Stygian models this via the DataSinkPort trait, which provides a uniform
interface regardless of the underlying destination.
Core Concepts
Scraper → Pipeline → DataSinkPort → Backend
Every sink implements three operations:
| Method | Description |
|---|---|
publish(record) | Validate and send a SinkRecord to the backend |
validate(record) | Check a record without side effects (preflight) |
health_check() | Verify the backend is reachable |
SinkRecord
A SinkRecord carries the payload and provenance information for a single
scraped item:
#![allow(unused)] fn main() { pub struct SinkRecord { /// JSON payload conforming to the named schema. pub data: serde_json::Value, /// Schema identifier (e.g. `"product-v1"`). pub schema_id: String, /// Canonical URL this record was scraped from. pub source_url: String, /// Arbitrary metadata (run ID, tenant, content-type, …). pub metadata: HashMap<String, String>, } }
Builder example:
#![allow(unused)] fn main() { use stygian_graph::ports::data_sink::SinkRecord; use serde_json::json; let record = SinkRecord::new( "product-v1", "https://shop.example.com/items/42", json!({ "sku": "ABC-42", "price": 9.99, "title": "Widget" }), ) .with_meta("run_id", "run-2026-04-10") .with_meta("tenant", "acme-corp"); }
SinkReceipt
A successful publish() returns a SinkReceipt:
#![allow(unused)] fn main() { pub struct SinkReceipt { /// Platform-assigned ID for the published record. pub id: String, /// ISO 8601 timestamp of when the record was accepted. pub published_at: String, /// Human-readable sink platform name. pub platform: String, } }
Available Sinks
| Adapter | Platform | Feature flag |
|---|---|---|
ScrapeExchangeAdapter | Scrape Exchange | scrape-exchange |
Implementing a Custom Sink
Any struct can implement DataSinkPort.
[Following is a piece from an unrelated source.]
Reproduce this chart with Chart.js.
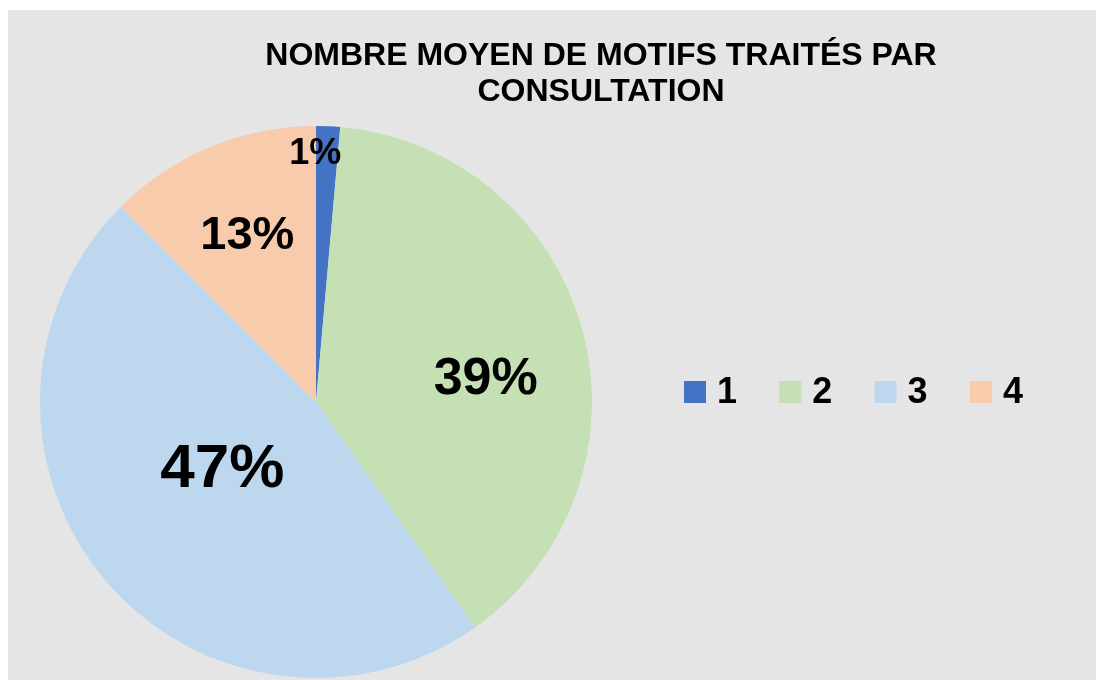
<!DOCTYPE html>
<html>
<head>
<meta charset="utf-8">
<script src="https://cdn.jsdelivr.net/npm/chart.js@4"></script>
<style>
  body { margin: 0; background: #ffffff; }
  #wrap { position: absolute; left: 8px; top: 10px; width: 1088px; height: 670px; background: #e5e5e5; }
</style>
</head>
<body>
<div id="wrap"><canvas id="chart"></canvas></div>
<script>
// chart data
const categories = ['1', '2', '3', '4'];
const shares = [1.4, 38.8, 47.3, 12.5];
const shareLabels = ['1%', '39%', '47%', '13%'];
const titleLines = ['NOMBRE MOYEN DE MOTIFS TRAITÉS PAR', 'CONSULTATION'];
const colors = ['#4472c4', '#c5e0b4', '#bdd7ee', '#f8cbad'];

const FONT = '"Liberation Sans", Arial, sans-serif';

// percent labels inside the slices, placed like the Excel "best fit"
const sliceLabels = {
  id: 'sliceLabels',
  afterDatasetsDraw(chart, args, opts) {
    const ctx = chart.ctx;
    const arcs = chart.getDatasetMeta(0).data;
    ctx.save();
    ctx.fillStyle = '#000';
    ctx.textAlign = 'center';
    ctx.textBaseline = 'middle';
    arcs.forEach((arc, i) => {
      const p = arc.getProps(['x', 'y', 'startAngle', 'endAngle', 'outerRadius'], true);
      const mid = (p.startAngle + p.endAngle) / 2 + opts.shift[i] * Math.PI / 180;
      const r = p.outerRadius * opts.dist[i];
      ctx.font = 'bold ' + opts.sizes[i] + 'px ' + FONT;
      ctx.fillText(shareLabels[i], p.x + Math.cos(mid) * r, p.y + Math.sin(mid) * r);
    });
    ctx.restore();
  }
};

// title and one-row legend on the right
const decor = {
  id: 'decor',
  afterDraw(chart) {
    const ctx = chart.ctx;
    ctx.save();
    ctx.fillStyle = '#000';
    ctx.textAlign = 'center';
    ctx.textBaseline = 'middle';
    ctx.font = 'bold 32px ' + FONT;
    titleLines.forEach((t, i) => ctx.fillText(t, 593, 46 + i * 36));

    ctx.textAlign = 'left';
    ctx.font = 'bold 36px ' + FONT;
    categories.forEach((c, i) => {
      const x = 676 + i * 95.3;
      ctx.fillStyle = colors[i];
      ctx.fillRect(x, 371, 22, 22);
      ctx.fillStyle = '#000';
      ctx.fillText(c, x + 33, 383);
    });
    ctx.restore();
  }
};

new Chart(document.getElementById('chart'), {
  type: 'pie',
  data: {
    labels: categories,
    datasets: [{
      data: shares,
      backgroundColor: colors,
      borderWidth: 0
    }]
  },
  options: {
    responsive: true,
    maintainAspectRatio: false,
    animation: false,
    layout: { padding: { left: 32, top: 116, right: 504, bottom: 2 } },
    plugins: {
      legend: { display: false },
      title: { display: false },
      tooltip: { enabled: false },
      sliceLabels: {
        dist: [0.9, 0.62, 0.42, 0.65],
        shift: [-2.7, 7.7, 4, 0],
        sizes: [36, 52, 62, 47]
      }
    }
  },
  plugins: [sliceLabels, decor]
});
</script>
</body>
</html>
The trait is object-safe and intended
for use via Arc<dyn DataSinkPort>.
#![allow(unused)] fn main() { use async_trait::async_trait; use stygian_graph::ports::data_sink::{DataSinkPort, SinkRecord, SinkReceipt, DataSinkError}; struct MyFileSink { path: std::path::PathBuf, } #[async_trait] impl DataSinkPort for MyFileSink { async fn publish(&self, record: &SinkRecord) -> Result<SinkReceipt, DataSinkError> { self.validate(record).await?; let json = serde_json::to_string(record) .map_err(|e| DataSinkError::PublishFailed(e.to_string()))?; tokio::fs::write(&self.path, json) .await .map_err(|e| DataSinkError::PublishFailed(e.to_string()))?; Ok(SinkReceipt { id: uuid::Uuid::new_v4().to_string(), published_at: chrono::Utc::now().to_rfc3339(), platform: "file".to_string(), }) } async fn validate(&self, record: &SinkRecord) -> Result<(), DataSinkError> { if record.schema_id.is_empty() { return Err(DataSinkError::ValidationFailed("schema_id is required".into())); } Ok(()) } async fn health_check(&self) -> Result<(), DataSinkError> { if self.path.parent().map_or(false, |p| p.exists()) { Ok(()) } else { Err(DataSinkError::PublishFailed("output directory missing".into())) } } } }
Error Handling
DataSinkError is #[non_exhaustive] — match on variants you care about and
use a fallback for future additions:
#![allow(unused)] fn main() { use stygian_graph::ports::data_sink::DataSinkError; match sink.publish(&record).await { Ok(receipt) => println!("published: {}", receipt.id), Err(DataSinkError::ValidationFailed(msg)) => eprintln!("bad record: {msg}"), Err(DataSinkError::RateLimited(msg)) => { eprintln!("rate limited: {msg}"); // back off and retry } Err(DataSinkError::Unauthorized(msg)) => eprintln!("auth error: {msg}"), Err(e) => eprintln!("sink error: {e}"), } }
Architecture Diagram
graph LR
Scraper["Scraper (ScrapingService)"]
Pipeline["Pipeline Node"]
SinkPort["DataSinkPort (trait)"]
SEAdapter["ScrapeExchangeAdapter"]
SEApi["Scrape Exchange API"]
Scraper -->|ServiceOutput| Pipeline
Pipeline -->|SinkRecord| SinkPort
SinkPort -.->|impl| SEAdapter
SEAdapter -->|REST upload| SEApi